Making his closing speech, Price said Warby’s words were aimed at the press in court, rather than the judge, and were deliberately designed to increase Mr Mosley’s humiliation in return for him having the temerity to bring the action.

He told Mr Justice Eady, who is expected to reserve his ruling when the case concludes this afternoon: “We shall invite you to reflect the outrageous things which have just been said in your award of damages.”

Price argued that compensation for intrusion of privacy should be greater than those for defamation “because invasion of privacy can never be repaired and the claimant has to live with it for the rest of his life”.

An award of exemplary damages should be made “to show that the law cannot be mocked as it was in this case”.

He told the judge that it was “now beyond argument that there was no Nazi element”.

It was not accepted that if there had been a Nazi aspect it would have justified the intrusion or publication of the salacious detail and film.

The QC said the outrage from the Nazi era was the abuse of human beings and human rights: “To dress up in Nazi clothing is tasteless and puerile, but it is not an abuse of human rights.”

The “most significant admission by a long way” was made in evidence by Myler, he said, which “collapses the defendant’s case”.

Price argued that it amounted to a “straight acceptance” by the editor that the participants on March 28 were sincere in interpreting the event as a “prison, not a Nazi scenario”.

In his evidence, Myler said that other people could “not unreasonably” have interpreted it in another way.

If the editor had taken the trouble “before rushing into print” to have the video transcribed, obtain a transcript of the German being spoken, or taken a statement from the paid informant, Woman E, “he would have reached the conclusion that it was not a Nazi scenario”.

Those who took the decision to publish “deliberately refrained from taking these obvious steps which would have revealed the truth”, said Price.

The obvious reason was the “phenomenal scale of the material advantage to be gained from publication”.
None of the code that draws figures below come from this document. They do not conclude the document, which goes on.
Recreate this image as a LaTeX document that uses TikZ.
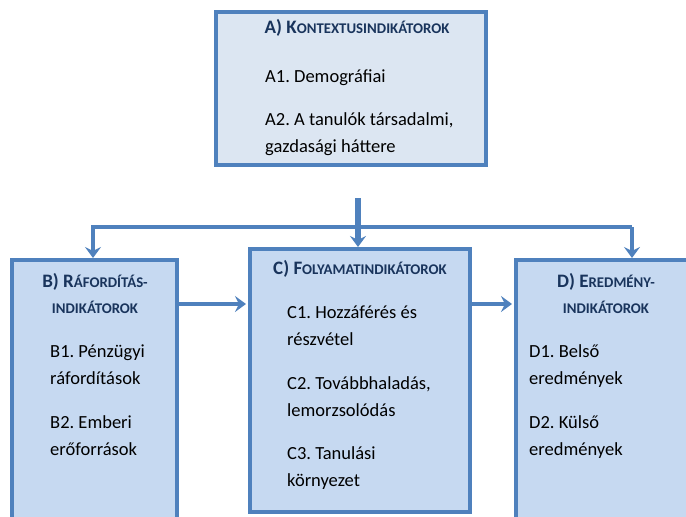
\documentclass[tikz,border=0pt]{standalone}
\usepackage{fontspec}
\setmainfont{Carlito}
\usepackage{xcolor}
\usetikzlibrary{arrows.meta}
\definecolor{boxblue}{RGB}{79,129,189}
\definecolor{fillblue}{RGB}{198,217,241}
\definecolor{paleblue}{RGB}{220,230,242}
\definecolor{headblue}{RGB}{25,52,92}
\newcommand{\smcp}[1]{{\fontsize{14.8}{26}\selectfont #1}}
\frenchspacing

\begin{document}
\begin{tikzpicture}[x=1pt, y=-1pt]
% Define styles
\tikzstyle{box} = [rectangle, draw=boxblue, line width=4pt, fill=fillblue, inner sep=0pt]
\tikzstyle{head} = [anchor=base, align=center, inner sep=0pt, text=headblue, font=\bfseries\fontsize{19}{26}\selectfont]
\tikzstyle{item} = [anchor=base west, align=left, inner sep=0pt, font=\fontsize{18.5}{26.5}\selectfont]
\tikzstyle{arrow} = [draw=boxblue, line width=3.5pt, -{Stealth[length=11pt, width=16pt, inset=4pt]}]

\useasboundingbox (0,0) rectangle (686,517);
\clip (0,0) rectangle (686,517);

% Place nodes
\node [box, fill=paleblue, minimum width=270pt, minimum height=153pt] (ctx) at (351,88.5) {};
\node [box, minimum width=165pt, minimum height=300pt] (input) at (94.5,410) {};
\node [box, minimum width=220pt, minimum height=263pt] (process) at (360,380.5) {};
\node [box, minimum width=181pt, minimum height=300pt] (output) at (606.5,410) {};

% base of a multi-line node is its last line
\node [head] (ctxhead) at (357,33) {A) K\smcp{ONTEXTUSINDIKÁTOROK}};
\node [item] (ctxa) at (265,82) {A1. Demográfiai};
\node [item] (ctxb) at (265,152) {A2. A tanulók társadalmi,\\gazdasági háttere};

\node [head] (inputhead) at (95,313) {B) R\smcp{ÁFORDÍTÁS-}\\\smcp{INDIKÁTOROK}};
\node [item] (inputa) at (50,384) {B1. Pénzügyi\\ráfordítások};
\node [item] (inputb) at (50,455) {B2. Emberi\\erőforrások};

\node [head] (processhead) at (360,274) {C) F\smcp{OLYAMATINDIKÁTOROK}};
\node [item] (processa) at (287,345) {C1. Hozzáférés és\\részvétel};
\node [item] (processb) at (287,416) {C2. Továbbhaladás,\\lemorzsolódás};
\node [item] (processc) at (287,486) {C3. Tanulási\\környezet};

\node [head] (outputhead) at (606,313) {D) E\smcp{REDMÉNY-}\\\smcp{INDIKÁTOROK}};
\node [item] (outputa) at (529,384) {D1. Belső\\eredmények};
\node [item] (outputb) at (529,455) {D2. Külső\\eredmények};

\coordinate (split) at (358,198);
\coordinate (busB) at (93,227);
\coordinate (busD) at (632,227);
\coordinate (flow) at (0,304);

% Draw arrows
\draw [arrow, line width=5.5pt] (split) -- (process.north -| split);
\draw [arrow, line width=3.5pt] (busD) -- (busB) -- (input.north -| busB);
\draw [arrow] (busB -| busD) -- (output.north -| busD);
\draw [arrow, shorten >=2pt] (input.east |- flow) -- (process.west |- flow);
\draw [arrow, shorten >=2pt] (process.east |- flow) -- (output.west |- flow);
\end{tikzpicture}
\end{document}
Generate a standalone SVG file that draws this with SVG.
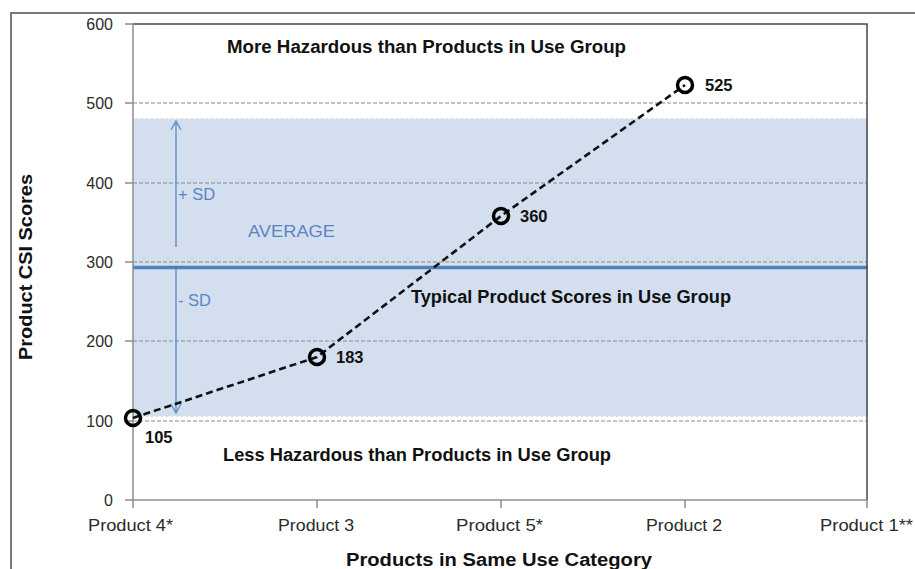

Price told the judge: “We say that the examination of the evidence of the film in the course of this trial has sunk any suggestion that there was a Nazi theme.”

Price said that at the time Thurlbeck decided to use a clandestine device to film the orgy, there was no indication that it would be anything other than a “commonplace S and M session”.

He said: “It’s wholly obvious that the enjoyment of lawful consensual S and M activity in private cannot justify the use of a hidden camera recording for publication.”

Branding Thurlbeck’s evidence as dishonest, counsel added: “He is not a reporter on whom a responsible editor could place any reliance on any matter of importance, and that must have been clear to those in charge of that newspaper.”

He went on: “This is not a newspaper that is looking to find out the truth – that is irrelevant. What it is doing is looking to publish the story.”

Referring to the fact that informant Woman E was not called as a witness, Price said: “There was not a scrap of evidence that she was not fully fit to come to court and give her evidence.”

The “true reason” she was not called “is one or other of two things”.

He added: “Either the defendant could not risk her going into the witness box and telling the truth, as told by Women A to D, or she herself feared that the truth would emerge from the cross-examination.”

The QC submitted that the “intrusive nature” of the material published was at the “highest end of a possible spectrum”, as was the extent of its dissemination, “so compensation should be at the highest level available”.

He added: “The News of the World is an enormously well-funded organisation and puny damages will be no deterrent, and privacy rights will be set at nought.”

Adding that the aggravating features of the litigation were at the highest level of seriousness, Mr Price highlighted the enormous further intrusion generated by the trial.

“It has taken huge determination for the claimant to bring this matter to trial. The defendant should have faced up to the fact that there was no proper justification and made amends.

“The failure to do so was done with eyes wide open and the consequence in damages should be very heavy.”